Material provided —
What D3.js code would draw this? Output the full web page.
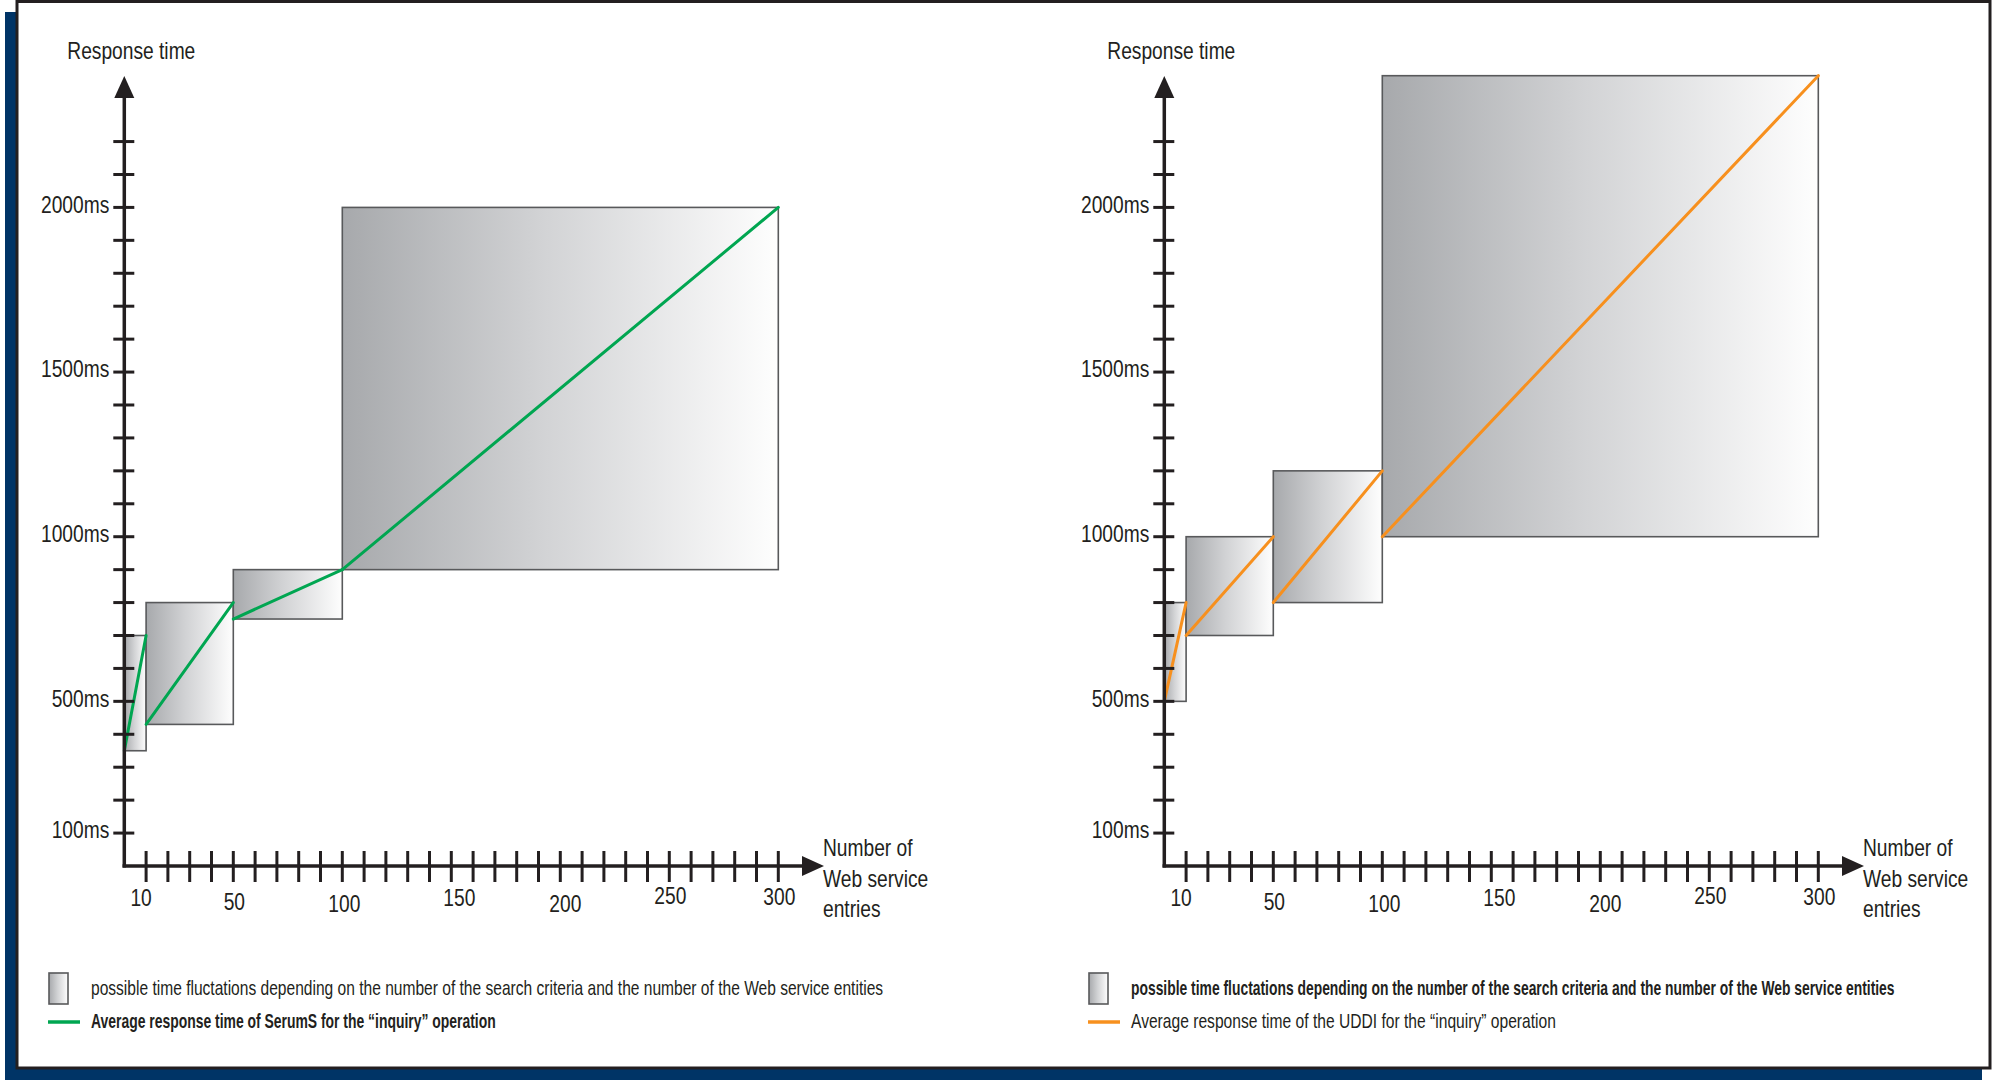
<!DOCTYPE html>
<html>
<head>
<meta charset="utf-8">
<script src="https://cdn.jsdelivr.net/npm/d3@7/dist/d3.min.js"></script>
<style>
  html, body { margin: 0; padding: 0; background: #ffffff; }
  svg { display: block; }
  text { font-family: "Liberation Sans", Arial, sans-serif; fill: #231f20; }
</style>
</head>
<body>
<svg id="chart" width="2000" height="1080"></svg>
<script>
// ---------- data ----------
const boxStart = [0, 10, 50, 100];          // number of Web service entries (start of range)
const boxEnd   = [10, 50, 100, 300];        // end of range
const serumsLow  = [350, 430, 750, 900];    // ms
const serumsHigh = [700, 800, 900, 2000];   // ms
const uddiLow    = [500, 700, 800, 1000];   // ms
const uddiHigh   = [800, 1000, 1200, 2400]; // ms
const xTickLabels = [10, 50, 100, 150, 200, 250, 300];
const yTickLabels = [100, 500, 1000, 1500, 2000];
const yAxisTitle = "Response time";
const xAxisTitle = ["Number of", "Web service", "entries"];
const legendBoxText = "possible time fluctations depending on the number of the search criteria and the number of the Web service entities";
const legendSerums = "Average response time of SerumS for the \u201Cinquiry\u201D operation";
const legendUddi = "Average response time of the UDDI for the \u201Cinquiry\u201D operation";

// ---------- style ----------
const svg = d3.select("#chart");
const INK = "#231f20";
const NARROW = 0.8;
// hand-placed nudges of the x tick labels (pixels), as in the original artwork
const xLabelNudge = { 10: [-5, -3], 50: [1, 1], 100: [2, 3], 150: [8, -3], 200: [5, 3], 250: [1, -5], 300: [1, -4] };

svg.append("rect").attr("x", 5).attr("y", 12).attr("width", 1977).attr("height", 1068).attr("fill", "#003466");
svg.append("rect").attr("x", 17).attr("y", 1.5).attr("width", 1973).attr("height", 1066.5)
  .attr("fill", "#ffffff").attr("stroke", INK).attr("stroke-width", 3);

const defs = svg.append("defs");
const grad = defs.append("linearGradient").attr("id", "boxGrad")
  .attr("x1", "0%").attr("x2", "100%").attr("y1", "0%").attr("y2", "0%");
grad.append("stop").attr("offset", "0%").attr("stop-color", "#a7a9ac");
grad.append("stop").attr("offset", "45%").attr("stop-color", "#d1d2d4");
grad.append("stop").attr("offset", "100%").attr("stop-color", "#fefefe");

// condensed text helper (narrow typeface emulated by horizontal scaling)
function ntext(parent, x, y, str, size, anchor, weight, targetWidth) {
  const t = parent.append("text")
    .attr("x", 0).attr("y", 0)
    .attr("text-anchor", anchor || "start")
    .attr("dominant-baseline", "central")
    .attr("font-size", size)
    .attr("font-weight", weight || "normal")
    .text(str);
  let s = NARROW;
  if (targetWidth) {
    const w = t.node().getComputedTextLength();
    if (w > 0) s = targetWidth / w;
  }
  t.attr("transform", `translate(${x},${y}) scale(${s},1)`);
  return t;
}

function drawChart(offsetX, low, high, lineColor, legendText, boldFirst, w1, w2) {
  const g = svg.append("g").attr("transform", `translate(${offsetX},0)`);
  const x = d3.scaleLinear().domain([0, 300]).range([124.3, 778.3]);
  const y = d3.scaleLinear().domain([0, 2400]).range([866, 75.7]);

  // boxes
  const boxes = boxStart.map((s, i) => ({ s, e: boxEnd[i], lo: low[i], hi: high[i] }));
  g.selectAll("rect.box").data(boxes).enter().append("rect")
    .attr("class", "box")
    .attr("x", d => x(d.s)).attr("y", d => y(d.hi))
    .attr("width", d => x(d.e) - x(d.s)).attr("height", d => y(d.lo) - y(d.hi))
    .attr("fill", "url(#boxGrad)").attr("stroke", "#58595b").attr("stroke-width", 1.6);

  // average lines
  g.selectAll("line.avg").data(boxes).enter().append("line")
    .attr("class", "avg")
    .attr("x1", d => x(d.s)).attr("y1", d => y(d.lo))
    .attr("x2", d => x(d.e)).attr("y2", d => y(d.hi))
    .attr("stroke", lineColor).attr("stroke-width", 3).attr("stroke-linecap", "round");

  // y axis
  const yMinor = y.ticks(24).filter(v => v >= 100 && v <= 2200);
  g.selectAll("line.yt").data(yMinor).enter().append("line")
    .attr("x1", x(0) - 11).attr("x2", x(0) + 10)
    .attr("y1", d => y(d)).attr("y2", d => y(d))
    .attr("stroke", INK).attr("stroke-width", 3);
  g.append("line").attr("x1", x(0)).attr("x2", x(0)).attr("y1", 867.5).attr("y2", 95)
    .attr("stroke", INK).attr("stroke-width", 3.5);
  g.append("path")
    .attr("d", `M${x(0)},76 L${x(0) - 10},98 L${x(0) + 10},98 Z`).attr("fill", INK);
  yTickLabels.forEach(d => ntext(g, x(0) - 15, y(d) - 3, d + "ms", 24, "end"));
  ntext(g, x(0) + 7, 51, yAxisTitle, 24, "middle");

  // x axis
  const xMinor = x.ticks(30).filter(v => v >= 10 && v <= 300);
  g.selectAll("line.xt").data(xMinor).enter().append("line")
    .attr("x1", d => x(d)).attr("x2", d => x(d))
    .attr("y1", 851).attr("y2", 882)
    .attr("stroke", INK).attr("stroke-width", 3);
  g.append("line").attr("x1", x(0) - 1.75).attr("x2", 806).attr("y1", 866).attr("y2", 866)
    .attr("stroke", INK).attr("stroke-width", 3.5);
  g.append("path")
    .attr("d", `M824,866 L802,856 L802,876 Z`).attr("fill", INK);
  xTickLabels.forEach(d => {
    const n = xLabelNudge[d] || [0, 0];
    ntext(g, x(d) + n[0], 901 + n[1], String(d), 24, "middle");
  });
  xAxisTitle.forEach((d, i) => ntext(g, 823, 848 + i * 30.5, d, 24, "start"));

  // legend
  g.append("rect").attr("x", 49).attr("y", 973).attr("width", 19).attr("height", 31)
    .attr("fill", "url(#boxGrad)").attr("stroke", "#58595b").attr("stroke-width", 1.6);
  ntext(g, 91, 988, legendBoxText, 20, "start", boldFirst ? "bold" : "normal", w1);
  g.append("line").attr("x1", 48).attr("x2", 80).attr("y1", 1022).attr("y2", 1022)
    .attr("stroke", lineColor).attr("stroke-width", 3.5);
  ntext(g, 91, 1021, legendText, 20, "start", boldFirst ? "normal" : "bold", w2);
}

drawChart(0, serumsLow, serumsHigh, "#00a651", legendSerums, false, 793, 405);
drawChart(1040, uddiLow, uddiHigh, "#f7901e", legendUddi, true, 764, 425);
</script>
</body>
</html>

Directions for this task —
Please transcribe the material above exactly as written. Leave the pictures out.

Answer for the task —
What D3.js code would draw this? Output the full web page.
<!DOCTYPE html>
<html>
<head>
<meta charset="utf-8">
<script src="https://cdn.jsdelivr.net/npm/d3@7/dist/d3.min.js"></script>
<style>
  html, body { margin: 0; padding: 0; background: #ffffff; }
  svg { display: block; }
  text { font-family: "Liberation Sans", Arial, sans-serif; fill: #231f20; }
</style>
</head>
<body>
<svg id="chart" width="2000" height="1080"></svg>
<script>
// ---------- data ----------
const boxStart = [0, 10, 50, 100];          // number of Web service entries (start of range)
const boxEnd   = [10, 50, 100, 300];        // end of range
const serumsLow  = [350, 430, 750, 900];    // ms
const serumsHigh = [700, 800, 900, 2000];   // ms
const uddiLow    = [500, 700, 800, 1000];   // ms
const uddiHigh   = [800, 1000, 1200, 2400]; // ms
const xTickLabels = [10, 50, 100, 150, 200, 250, 300];
const yTickLabels = [100, 500, 1000, 1500, 2000];
const yAxisTitle = "Response time";
const xAxisTitle = ["Number of", "Web service", "entries"];
const legendBoxText = "possible time fluctations depending on the number of the search criteria and the number of the Web service entities";
const legendSerums = "Average response time of SerumS for the \u201Cinquiry\u201D operation";
const legendUddi = "Average response time of the UDDI for the \u201Cinquiry\u201D operation";

// ---------- style ----------
const svg = d3.select("#chart");
const INK = "#231f20";
const NARROW = 0.8;
// hand-placed nudges of the x tick labels (pixels), as in the original artwork
const xLabelNudge = { 10: [-5, -3], 50: [1, 1], 100: [2, 3], 150: [8, -3], 200: [5, 3], 250: [1, -5], 300: [1, -4] };

svg.append("rect").attr("x", 5).attr("y", 12).attr("width", 1977).attr("height", 1068).attr("fill", "#003466");
svg.append("rect").attr("x", 17).attr("y", 1.5).attr("width", 1973).attr("height", 1066.5)
  .attr("fill", "#ffffff").attr("stroke", INK).attr("stroke-width", 3);

const defs = svg.append("defs");
const grad = defs.append("linearGradient").attr("id", "boxGrad")
  .attr("x1", "0%").attr("x2", "100%").attr("y1", "0%").attr("y2", "0%");
grad.append("stop").attr("offset", "0%").attr("stop-color", "#a7a9ac");
grad.append("stop").attr("offset", "45%").attr("stop-color", "#d1d2d4");
grad.append("stop").attr("offset", "100%").attr("stop-color", "#fefefe");

// condensed text helper (narrow typeface emulated by horizontal scaling)
function ntext(parent, x, y, str, size, anchor, weight, targetWidth) {
  const t = parent.append("text")
    .attr("x", 0).attr("y", 0)
    .attr("text-anchor", anchor || "start")
    .attr("dominant-baseline", "central")
    .attr("font-size", size)
    .attr("font-weight", weight || "normal")
    .text(str);
  let s = NARROW;
  if (targetWidth) {
    const w = t.node().getComputedTextLength();
    if (w > 0) s = targetWidth / w;
  }
  t.attr("transform", `translate(${x},${y}) scale(${s},1)`);
  return t;
}

function drawChart(offsetX, low, high, lineColor, legendText, boldFirst, w1, w2) {
  const g = svg.append("g").attr("transform", `translate(${offsetX},0)`);
  const x = d3.scaleLinear().domain([0, 300]).range([124.3, 778.3]);
  const y = d3.scaleLinear().domain([0, 2400]).range([866, 75.7]);

  // boxes
  const boxes = boxStart.map((s, i) => ({ s, e: boxEnd[i], lo: low[i], hi: high[i] }));
  g.selectAll("rect.box").data(boxes).enter().append("rect")
    .attr("class", "box")
    .attr("x", d => x(d.s)).attr("y", d => y(d.hi))
    .attr("width", d => x(d.e) - x(d.s)).attr("height", d => y(d.lo) - y(d.hi))
    .attr("fill", "url(#boxGrad)").attr("stroke", "#58595b").attr("stroke-width", 1.6);

  // average lines
  g.selectAll("line.avg").data(boxes).enter().append("line")
    .attr("class", "avg")
    .attr("x1", d => x(d.s)).attr("y1", d => y(d.lo))
    .attr("x2", d => x(d.e)).attr("y2", d => y(d.hi))
    .attr("stroke", lineColor).attr("stroke-width", 3).attr("stroke-linecap", "round");

  // y axis
  const yMinor = y.ticks(24).filter(v => v >= 100 && v <= 2200);
  g.selectAll("line.yt").data(yMinor).enter().append("line")
    .attr("x1", x(0) - 11).attr("x2", x(0) + 10)
    .attr("y1", d => y(d)).attr("y2", d => y(d))
    .attr("stroke", INK).attr("stroke-width", 3);
  g.append("line").attr("x1", x(0)).attr("x2", x(0)).attr("y1", 867.5).attr("y2", 95)
    .attr("stroke", INK).attr("stroke-width", 3.5);
  g.append("path")
    .attr("d", `M${x(0)},76 L${x(0) - 10},98 L${x(0) + 10},98 Z`).attr("fill", INK);
  yTickLabels.forEach(d => ntext(g, x(0) - 15, y(d) - 3, d + "ms", 24, "end"));
  ntext(g, x(0) + 7, 51, yAxisTitle, 24, "middle");

  // x axis
  const xMinor = x.ticks(30).filter(v => v >= 10 && v <= 300);
  g.selectAll("line.xt").data(xMinor).enter().append("line")
    .attr("x1", d => x(d)).attr("x2", d => x(d))
    .attr("y1", 851).attr("y2", 882)
    .attr("stroke", INK).attr("stroke-width", 3);
  g.append("line").attr("x1", x(0) - 1.75).attr("x2", 806).attr("y1", 866).attr("y2", 866)
    .attr("stroke", INK).attr("stroke-width", 3.5);
  g.append("path")
    .attr("d", `M824,866 L802,856 L802,876 Z`).attr("fill", INK);
  xTickLabels.forEach(d => {
    const n = xLabelNudge[d] || [0, 0];
    ntext(g, x(d) + n[0], 901 + n[1], String(d), 24, "middle");
  });
  xAxisTitle.forEach((d, i) => ntext(g, 823, 848 + i * 30.5, d, 24, "start"));

  // legend
  g.append("rect").attr("x", 49).attr("y", 973).attr("width", 19).attr("height", 31)
    .attr("fill", "url(#boxGrad)").attr("stroke", "#58595b").attr("stroke-width", 1.6);
  ntext(g, 91, 988, legendBoxText, 20, "start", boldFirst ? "bold" : "normal", w1);
  g.append("line").attr("x1", 48).attr("x2", 80).attr("y1", 1022).attr("y2", 1022)
    .attr("stroke", lineColor).attr("stroke-width", 3.5);
  ntext(g, 91, 1021, legendText, 20, "start", boldFirst ? "normal" : "bold", w2);
}

drawChart(0, serumsLow, serumsHigh, "#00a651", legendSerums, false, 793, 405);
drawChart(1040, uddiLow, uddiHigh, "#f7901e", legendUddi, true, 764, 425);
</script>
</body>
</html>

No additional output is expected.